PM's account of family meetings assailed
"We never entered into discussions," father of slain RCMP constable says
By DANIEL LEBLANC
Wednesday, September 28, 2005 Page A11
OTTAWA — Prime Minister Paul Martin was accused yesterday of misleading Parliament after saying he had "long discussions" with the families of the four RCMP officers who died at the hands of James Roszko near Mayerthorpe, Alta., this year.
The families are calling for tougher sentences for drug-related offences and a new national drug strategy.
Two days ago, Mr. Martin told the House of Commons that he had already had a lengthy meeting with the families of the victims.
"I was in Alberta for the commemoration and memorials in honour of the four Mounties who lost their lives.

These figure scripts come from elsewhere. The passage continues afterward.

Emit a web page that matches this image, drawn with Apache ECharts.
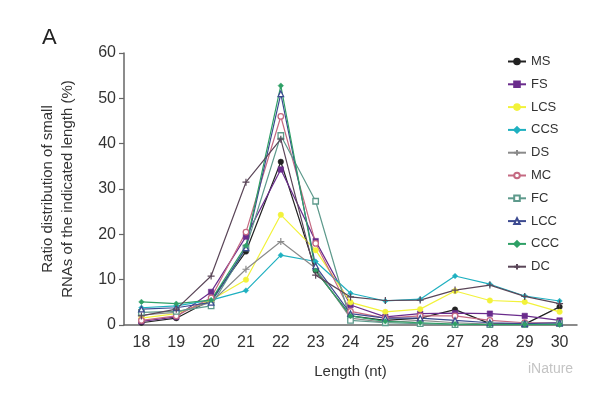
<!DOCTYPE html>
<html>
<head>
<meta charset="utf-8">
<script src="https://cdn.jsdelivr.net/npm/echarts@6/dist/echarts.min.js"></script>
<style>
html,body{margin:0;padding:0;background:#fff;}
#c{width:600px;height:394px;}
</style>
</head>
<body>
<div id="c"></div>
<script>
const categories = ['18','19','20','21','22','23','24','25','26','27','28','29','30'];
const MS  = [0.5, 1.5, 5.5, 16.2, 36.0, 12.0, 2.0, 1.0, 1.5, 3.4, 0.3, 0.2, 4.0];
const FS  = [0.8, 1.8, 7.3, 19.5, 34.3, 18.5, 4.4, 1.8, 2.5, 2.6, 2.5, 2.0, 1.0];
const LCS = [1.5, 2.5, 5.5, 10.0, 24.3, 16.5, 5.0, 2.9, 3.5, 7.5, 5.4, 5.1, 2.9];
const CCS = [3.8, 4.2, 5.5, 7.6, 15.4, 14.0, 7.0, 5.3, 5.7, 10.8, 9.0, 6.4, 5.3];
const DS  = [2.2, 2.8, 5.0, 12.3, 18.4, 12.5, 1.5, 0.6, 1.0, 0.5, 0.2, 0.1, 0.2];
const MC  = [1.0, 2.0, 6.0, 20.5, 46.0, 18.0, 3.0, 1.5, 2.0, 2.0, 1.0, 0.5, 0.5];
const FC  = [2.8, 3.0, 4.2, 17.0, 41.8, 27.3, 1.0, 0.5, 0.3, 0.1, 0.1, 0.1, 0.3];
const LCC = [3.5, 3.8, 5.0, 17.0, 51.0, 13.0, 2.5, 1.5, 1.5, 1.0, 0.5, 0.3, 0.5];
const CCC = [5.1, 4.7, 5.5, 17.5, 52.8, 12.0, 2.0, 0.8, 0.5, 0.2, 0.1, 0.1, 0.1];
const DC  = [2.0, 3.5, 10.8, 31.5, 41.0, 11.0, 6.2, 5.4, 5.5, 7.7, 8.8, 6.3, 4.7];
const yTicks = [0, 10, 20, 30, 40, 50, 60];

const seriesDefs = [
  {name:'MS',  data:MS,  color:'#222222', symbol:'circle', hollow:false},
  {name:'FS',  data:FS,  color:'#6a2c8c', symbol:'rect', hollow:false},
  {name:'LCS', data:LCS, color:'#f2f23a', symbol:'circle', hollow:false},
  {name:'CCS', data:CCS, color:'#1fb0c0', symbol:'diamond', hollow:false},
  {name:'DS',  data:DS,  color:'#8a8a8a', symbol:'path://M-1,0L1,0M0,-1L0,1', hollow:false, cross:true},
  {name:'MC',  data:MC,  color:'#c56a82', symbol:'circle', hollow:true},
  {name:'FC',  data:FC,  color:'#5e9a8c', symbol:'rect', hollow:true},
  {name:'LCC', data:LCC, color:'#3c4a90', symbol:'triangle', hollow:true},
  {name:'CCC', data:CCC, color:'#2fa066', symbol:'diamond', hollow:false},
  {name:'DC',  data:DC,  color:'#5a4658', symbol:'path://M-1,0L1,0M0,-1L0,1', hollow:false, cross:true}
];

const FONT = 'Liberation Sans, Arial, sans-serif';
const chart = echarts.init(document.getElementById('c'), null, {renderer:'canvas'});
chart.setOption({
  backgroundColor:'#ffffff',
  animation:false,
  textStyle:{fontFamily:FONT},
  grid:{left:124, right:23, top:53, bottom:69, containLabel:false},
  title:{text:'A', left:37, top:22, textStyle:{fontSize:22, fontWeight:'normal', color:'#222', fontFamily:FONT}},
  legend:{
    orient:'vertical', left:502, top:50, itemWidth:18, itemHeight:7, itemGap:9.8,
    textStyle:{fontSize:13, color:'#333', fontFamily:FONT},
    data: seriesDefs.map(s=>s.name)
  },
  xAxis:{
    type:'category', data:categories, boundaryGap:true,
    name:'Length (nt)', nameLocation:'middle', nameGap:39,
    nameTextStyle:{fontSize:15, color:'#333', fontFamily:FONT},
    axisLine:{lineStyle:{color:'#666', width:1.5}},
    axisTick:{inside:true, length:5, alignWithLabel:false, lineStyle:{color:'#666', width:1.2}},
    axisLabel:{fontSize:16, color:'#333', margin:10, fontFamily:FONT}
  },
  yAxis:{
    type:'value', min:0, max:60, interval:10,
    name:'Ratio distribution of small\nRNAs of the indicated length (%)',
    nameLocation:'middle', nameGap:46, nameRotate:90,
    nameTextStyle:{fontSize:15, color:'#333', lineHeight:20, fontFamily:FONT},
    splitLine:{show:false},
    axisLine:{show:true, lineStyle:{color:'#666', width:1.5}},
    axisTick:{show:true, length:5, lineStyle:{color:'#666', width:1.2}},
    axisLabel:{fontSize:16, color:'#333', margin:8, fontFamily:FONT}
  },
  graphic:[{type:'text', left:528, top:362, style:{text:'iNature', fill:'#c4c4c4', font:'14px '+FONT}}],
  series: seriesDefs.map(s=>({
    name:s.name, type:'line', data:s.data,
    symbol:s.symbol, symbolSize: s.cross ? 7 : 5.5,
    showAllSymbol:true,
    lineStyle:{color:s.color, width:1.2},
    itemStyle:{color: s.hollow ? '#ffffff' : s.color, borderColor:s.color, borderWidth: s.cross?1.2:(s.hollow?1.3:0.5)},
    emphasis:{disabled:true}
  }))
});
</script>
</body>
</html>
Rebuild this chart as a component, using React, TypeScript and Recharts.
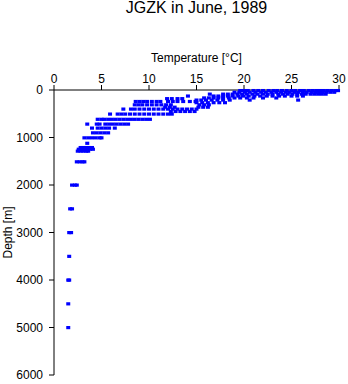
import { ScatterChart, Scatter, XAxis, YAxis } from "recharts";

// Temperature profile casts as [depth m, temps °C at that depth]
const surfaceRows: [number, number[]][] = [
  [10, [19.6, 20.0, 20.4, 21.0, 21.5, 22.0, 22.6, 23.1, 23.5, 24.0, 24.5, 25.0, 25.4, 25.9, 26.3, 26.8, 27.2, 27.6, 28.0, 28.4, 28.8, 29.2, 29.6, 29.9]],
  [45, [19.0, 19.5, 20.1, 20.6, 21.2, 21.8, 22.3, 22.9, 23.4, 23.9, 24.4, 24.8, 25.3, 25.7, 26.2, 26.6, 27.1, 27.5, 27.9, 28.3, 28.7, 29.1, 29.5]],
  [85, [16.4, 17.8, 18.3, 18.8, 19.3, 19.8, 20.3, 20.9, 21.4, 22.0, 22.5, 23.0, 23.6, 24.1, 24.6, 25.1, 25.6, 26.1, 26.5, 27.0, 27.4, 27.8, 28.2, 28.6]],
  [125, [14.1, 16.8, 17.3, 17.8, 18.3, 18.8, 19.4, 19.9, 20.5, 21.1, 21.7, 22.4, 23.0, 23.7, 24.3, 25.0, 25.6, 26.2]],
  [165, [15.8, 16.3, 16.8, 17.3, 17.8, 18.4, 19.0, 19.6, 20.3, 21.0, 22.0, 23.4]],
  [210, [15.0, 15.5, 16.0, 16.6, 17.2, 17.8, 18.5, 20.6, 25.7]],
  [265, [15.0, 15.6, 16.2, 16.8, 17.4, 18.0]],
];

const thermoclineRows: [number, number[]][] = [
  [180, [11.9, 12.4, 13.0, 13.5]],
  [240, [8.6, 9.0, 9.4, 9.8, 10.3, 10.8, 11.2, 12.0, 12.5, 13.0, 13.6, 14.3, 14.9]],
  [310, [8.5, 8.9, 9.3, 9.8, 10.3, 10.8, 11.3, 11.8, 12.3, 15.3, 15.8, 16.3]],
  [360, [11.7, 12.2, 12.7, 15.2, 15.7, 16.2]],
  [400, [7.3, 8.1, 8.5, 9.0, 9.5, 10.0, 10.5, 11.0, 11.5, 12.0, 12.5, 13.0, 13.5, 14.0, 14.5, 15.0]],
  [450, [12.3, 12.8, 13.3, 13.8, 14.3, 14.8]],
  [505, [5.9, 6.7, 7.1, 7.5, 8.0, 8.5, 9.0, 9.5, 10.0, 10.5, 11.0, 11.5, 12.0, 12.4]],
  [615, [4.6, 5.0, 5.3, 5.7, 6.1, 6.5, 6.9, 7.3, 7.7, 8.1, 8.5, 8.9, 9.3, 9.7, 10.1]],
  [716, [3.5, 4.5, 4.8, 5.4, 5.8, 6.2, 6.6, 7.0, 7.4, 7.8]],
  [800, [4.0, 4.6, 5.0, 5.4, 5.8, 6.4]],
  [900, [4.1, 4.5, 4.9, 5.3, 5.7]],
  [1005, [3.2, 3.6, 4.0, 4.4, 4.8, 5.0]],
  [1120, [3.5]],
  [1210, [2.8, 3.1, 3.4, 3.7, 4.0]],
  [1245, [2.6, 2.9, 3.2, 3.5, 3.8, 4.1]],
  [1285, [2.5, 2.8, 3.1, 3.4, 3.6]],
  [1510, [2.4, 2.7, 3.0, 3.2]],
];

const deepRows: [number, number[]][] = [
  [2000, [1.9, 2.2, 2.4]],
  [2500, [1.7, 1.9]],
  [3000, [1.6, 1.8]],
  [3500, [1.6]],
  [4000, [1.5, 1.6]],
  [4500, [1.5]],
  [5000, [1.5]],
];

const tempTicks = [0, 5, 10, 15, 20, 25, 30];
const depthTicks = [0, 1000, 2000, 3000, 4000, 5000, 6000];

const FONT = "'Liberation Sans', Arial, sans-serif";

const points = [...surfaceRows, ...thermoclineRows, ...deepRows].flatMap(([d, ts]) =>
  ts.map((t) => ({ t, d }))
);

// small filled dash, like the original plotter marks
function Dot(props: any) {
  const { cx, cy } = props;
  if (cx == null || cy == null) return null;
  return <rect x={cx - 2} y={cy - 1.5} width={4} height={3.2} fill="#0000ff" />;
}

function DepthLabel(props: any) {
  const vb = props.viewBox || {};
  const x = (vb.x ?? 0) + 4;
  const y = (vb.y ?? 0) + (vb.height ?? 0) / 2;
  return (
    <text
      x={x}
      y={y}
      transform={`rotate(-90 ${x} ${y})`}
      textAnchor="middle"
      dominantBaseline="central"
      fontSize={12}
      fontFamily={FONT}
      fill="#000"
    >
      Depth [m]
    </text>
  );
}

export default function App() {
  return (
    <div style={{ position: "absolute", left: 0, top: 0, width: 348, height: 384, background: "#fff" }}>
      <div
        style={{
          position: "absolute",
          left: 54,
          top: -1,
          width: 285,
          textAlign: "center",
          fontFamily: FONT,
          fontSize: 16,
          lineHeight: "18px",
          color: "#000",
        }}
      >
        JGZK in June, 1989
      </div>
      <ScatterChart width={348} height={384} margin={{ top: 50, right: 9, bottom: 9, left: 4 }}>
        <XAxis
          type="number"
          dataKey="t"
          orientation="top"
          domain={[0, 30]}
          ticks={tempTicks}
          height={40}
          axisLine={{ stroke: "#000" }}
          tickLine={{ stroke: "#000" }}
          tickSize={5}
          tickMargin={2}
          tick={{ fontSize: 12, fontFamily: FONT, fill: "#000" }}
          label={{
            value: "Temperature [°C]",
            position: "insideTop",
            offset: 3,
            style: { fontSize: 12, fontFamily: FONT, fill: "#000" },
          }}
        />
        <YAxis
          type="number"
          dataKey="d"
          reversed
          domain={[0, 6000]}
          ticks={depthTicks}
          width={50}
          axisLine={{ stroke: "#000" }}
          tickLine={{ stroke: "#000" }}
          tickSize={5}
          tickMargin={6}
          tick={{ fontSize: 12, fontFamily: FONT, fill: "#000" }}
          label={<DepthLabel />}
        />
        <Scatter data={points} shape={<Dot />} isAnimationActive={false} />
      </ScatterChart>
    </div>
  );
}
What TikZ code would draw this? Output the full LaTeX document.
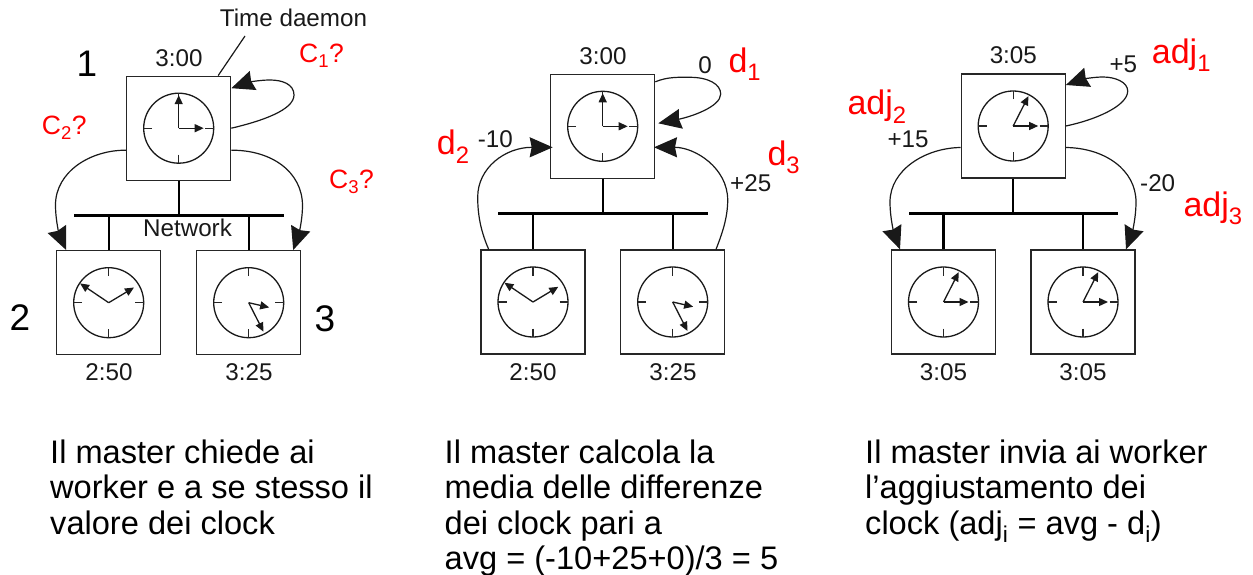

It was certainly one of the most emotional experiences I have ever gone through and I am sure for those who watched it, it was exactly the same thing.
"I met the families and had long discussions with them," Mr. Martin said.
But a spokesman for one of the families of the four slain officers, Rev. Don Schiemann, said there was only a brief meeting at the ceremony.
"The Prime Minister was very kind with us, he offered his condolences and gave us the flag that flew at half-mast on the Peace Tower, but we never entered into discussions about the issues," said Mr. Schiemann, whose son died in the tragedy.
Yesterday, the Conservative Party took the matter to Question Period, calling on Mr. Martin to apologize.
"I wonder why the Prime Minister would mislead the families and mislead the House in this fashion?" Conservative Leader Stephen Harper said.
Conservative MP Rona Ambrose called for government action on the families' demands.
"The families were very hurt by the Prime Minister's words. Will the Prime Minister apologize to the families?" she asked.
In the House, Mr. Martin promised to meet the families once again at the earliest opportunity, and said he was ready to apologize for any miscommunications.
The families were in Ottawa on Monday, but they did not meet with the Prime Minister.
"I would be more than happy to sit down with any member of any one of the four families who would like to discuss this with me.
"If I had known that they were here and that they wanted to meet with me [two days ago], I would have been delighted to do so," Mr. Martin said.
Deputy Prime Minister Anne McLellan said she has met with Mr. Schiemann and said she is working on the file with Justice Minister Irwin Cotler.